## START
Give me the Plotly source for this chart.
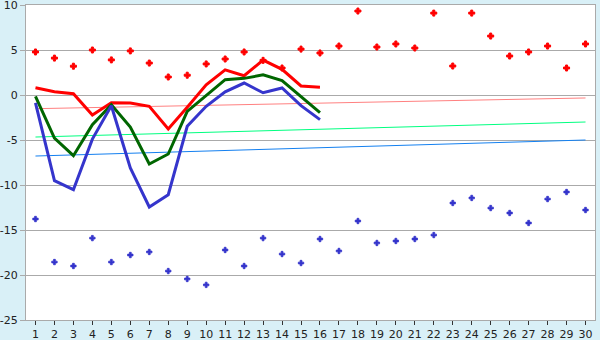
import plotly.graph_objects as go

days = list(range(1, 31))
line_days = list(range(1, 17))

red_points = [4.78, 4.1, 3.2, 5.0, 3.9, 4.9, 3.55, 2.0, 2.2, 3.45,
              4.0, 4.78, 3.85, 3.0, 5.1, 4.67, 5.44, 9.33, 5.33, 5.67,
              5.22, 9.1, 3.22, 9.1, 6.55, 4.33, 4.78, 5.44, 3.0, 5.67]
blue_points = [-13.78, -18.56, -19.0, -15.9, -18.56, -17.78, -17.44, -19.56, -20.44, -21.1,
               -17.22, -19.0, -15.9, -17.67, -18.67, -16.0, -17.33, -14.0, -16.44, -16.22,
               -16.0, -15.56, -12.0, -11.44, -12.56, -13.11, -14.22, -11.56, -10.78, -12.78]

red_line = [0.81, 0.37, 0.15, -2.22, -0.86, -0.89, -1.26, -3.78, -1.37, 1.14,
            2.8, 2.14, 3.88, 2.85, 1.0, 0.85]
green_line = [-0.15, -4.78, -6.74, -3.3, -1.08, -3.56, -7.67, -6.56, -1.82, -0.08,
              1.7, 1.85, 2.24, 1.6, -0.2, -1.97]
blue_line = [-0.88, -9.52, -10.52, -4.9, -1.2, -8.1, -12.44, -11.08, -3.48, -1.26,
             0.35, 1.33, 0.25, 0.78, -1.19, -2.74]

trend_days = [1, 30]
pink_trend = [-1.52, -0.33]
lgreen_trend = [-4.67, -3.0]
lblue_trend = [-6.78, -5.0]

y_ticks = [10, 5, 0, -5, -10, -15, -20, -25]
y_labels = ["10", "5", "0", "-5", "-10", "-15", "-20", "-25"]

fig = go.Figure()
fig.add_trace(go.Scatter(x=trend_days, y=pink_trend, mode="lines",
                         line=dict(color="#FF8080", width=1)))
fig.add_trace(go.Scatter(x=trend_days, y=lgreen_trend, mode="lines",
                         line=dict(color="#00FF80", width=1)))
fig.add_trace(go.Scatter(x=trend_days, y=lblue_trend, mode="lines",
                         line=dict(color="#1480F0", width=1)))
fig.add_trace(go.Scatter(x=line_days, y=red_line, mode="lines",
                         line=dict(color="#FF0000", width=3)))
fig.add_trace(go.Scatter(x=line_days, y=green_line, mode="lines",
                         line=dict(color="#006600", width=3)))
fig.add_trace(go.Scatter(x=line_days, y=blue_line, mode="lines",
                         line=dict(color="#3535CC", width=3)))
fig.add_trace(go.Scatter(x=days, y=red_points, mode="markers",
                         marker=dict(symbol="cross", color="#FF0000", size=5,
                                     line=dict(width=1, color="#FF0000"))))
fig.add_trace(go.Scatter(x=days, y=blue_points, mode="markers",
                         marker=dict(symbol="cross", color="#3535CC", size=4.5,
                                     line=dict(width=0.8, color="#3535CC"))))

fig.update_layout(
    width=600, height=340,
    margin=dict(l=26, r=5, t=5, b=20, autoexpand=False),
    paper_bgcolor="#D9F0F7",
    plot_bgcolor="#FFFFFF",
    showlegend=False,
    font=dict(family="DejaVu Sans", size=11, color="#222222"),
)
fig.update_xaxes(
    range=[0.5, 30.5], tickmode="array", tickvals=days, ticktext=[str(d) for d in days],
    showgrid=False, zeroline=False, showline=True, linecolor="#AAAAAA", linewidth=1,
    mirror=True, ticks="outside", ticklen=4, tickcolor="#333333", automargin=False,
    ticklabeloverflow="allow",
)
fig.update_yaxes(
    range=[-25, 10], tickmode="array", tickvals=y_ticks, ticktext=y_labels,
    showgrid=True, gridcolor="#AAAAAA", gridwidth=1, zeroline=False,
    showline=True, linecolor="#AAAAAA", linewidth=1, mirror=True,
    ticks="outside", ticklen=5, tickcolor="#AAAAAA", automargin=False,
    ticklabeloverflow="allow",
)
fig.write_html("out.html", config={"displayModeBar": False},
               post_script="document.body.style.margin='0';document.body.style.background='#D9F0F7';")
## END
* _What to produce_: Quote the preceding listing precisely and completely, omitting its images.

* _Task solution_:
Give me the Plotly source for this chart.
import plotly.graph_objects as go

days = list(range(1, 31))
line_days = list(range(1, 17))

red_points = [4.78, 4.1, 3.2, 5.0, 3.9, 4.9, 3.55, 2.0, 2.2, 3.45,
              4.0, 4.78, 3.85, 3.0, 5.1, 4.67, 5.44, 9.33, 5.33, 5.67,
              5.22, 9.1, 3.22, 9.1, 6.55, 4.33, 4.78, 5.44, 3.0, 5.67]
blue_points = [-13.78, -18.56, -19.0, -15.9, -18.56, -17.78, -17.44, -19.56, -20.44, -21.1,
               -17.22, -19.0, -15.9, -17.67, -18.67, -16.0, -17.33, -14.0, -16.44, -16.22,
               -16.0, -15.56, -12.0, -11.44, -12.56, -13.11, -14.22, -11.56, -10.78, -12.78]

red_line = [0.81, 0.37, 0.15, -2.22, -0.86, -0.89, -1.26, -3.78, -1.37, 1.14,
            2.8, 2.14, 3.88, 2.85, 1.0, 0.85]
green_line = [-0.15, -4.78, -6.74, -3.3, -1.08, -3.56, -7.67, -6.56, -1.82, -0.08,
              1.7, 1.85, 2.24, 1.6, -0.2, -1.97]
blue_line = [-0.88, -9.52, -10.52, -4.9, -1.2, -8.1, -12.44, -11.08, -3.48, -1.26,
             0.35, 1.33, 0.25, 0.78, -1.19, -2.74]

trend_days = [1, 30]
pink_trend = [-1.52, -0.33]
lgreen_trend = [-4.67, -3.0]
lblue_trend = [-6.78, -5.0]

y_ticks = [10, 5, 0, -5, -10, -15, -20, -25]
y_labels = ["10", "5", "0", "-5", "-10", "-15", "-20", "-25"]

fig = go.Figure()
fig.add_trace(go.Scatter(x=trend_days, y=pink_trend, mode="lines",
                         line=dict(color="#FF8080", width=1)))
fig.add_trace(go.Scatter(x=trend_days, y=lgreen_trend, mode="lines",
                         line=dict(color="#00FF80", width=1)))
fig.add_trace(go.Scatter(x=trend_days, y=lblue_trend, mode="lines",
                         line=dict(color="#1480F0", width=1)))
fig.add_trace(go.Scatter(x=line_days, y=red_line, mode="lines",
                         line=dict(color="#FF0000", width=3)))
fig.add_trace(go.Scatter(x=line_days, y=green_line, mode="lines",
                         line=dict(color="#006600", width=3)))
fig.add_trace(go.Scatter(x=line_days, y=blue_line, mode="lines",
                         line=dict(color="#3535CC", width=3)))
fig.add_trace(go.Scatter(x=days, y=red_points, mode="markers",
                         marker=dict(symbol="cross", color="#FF0000", size=5,
                                     line=dict(width=1, color="#FF0000"))))
fig.add_trace(go.Scatter(x=days, y=blue_points, mode="markers",
                         marker=dict(symbol="cross", color="#3535CC", size=4.5,
                                     line=dict(width=0.8, color="#3535CC"))))

fig.update_layout(
    width=600, height=340,
    margin=dict(l=26, r=5, t=5, b=20, autoexpand=False),
    paper_bgcolor="#D9F0F7",
    plot_bgcolor="#FFFFFF",
    showlegend=False,
    font=dict(family="DejaVu Sans", size=11, color="#222222"),
)
fig.update_xaxes(
    range=[0.5, 30.5], tickmode="array", tickvals=days, ticktext=[str(d) for d in days],
    showgrid=False, zeroline=False, showline=True, linecolor="#AAAAAA", linewidth=1,
    mirror=True, ticks="outside", ticklen=4, tickcolor="#333333", automargin=False,
    ticklabeloverflow="allow",
)
fig.update_yaxes(
    range=[-25, 10], tickmode="array", tickvals=y_ticks, ticktext=y_labels,
    showgrid=True, gridcolor="#AAAAAA", gridwidth=1, zeroline=False,
    showline=True, linecolor="#AAAAAA", linewidth=1, mirror=True,
    ticks="outside", ticklen=5, tickcolor="#AAAAAA", automargin=False,
    ticklabeloverflow="allow",
)
fig.write_html("out.html", config={"displayModeBar": False},
               post_script="document.body.style.margin='0';document.body.style.background='#D9F0F7';")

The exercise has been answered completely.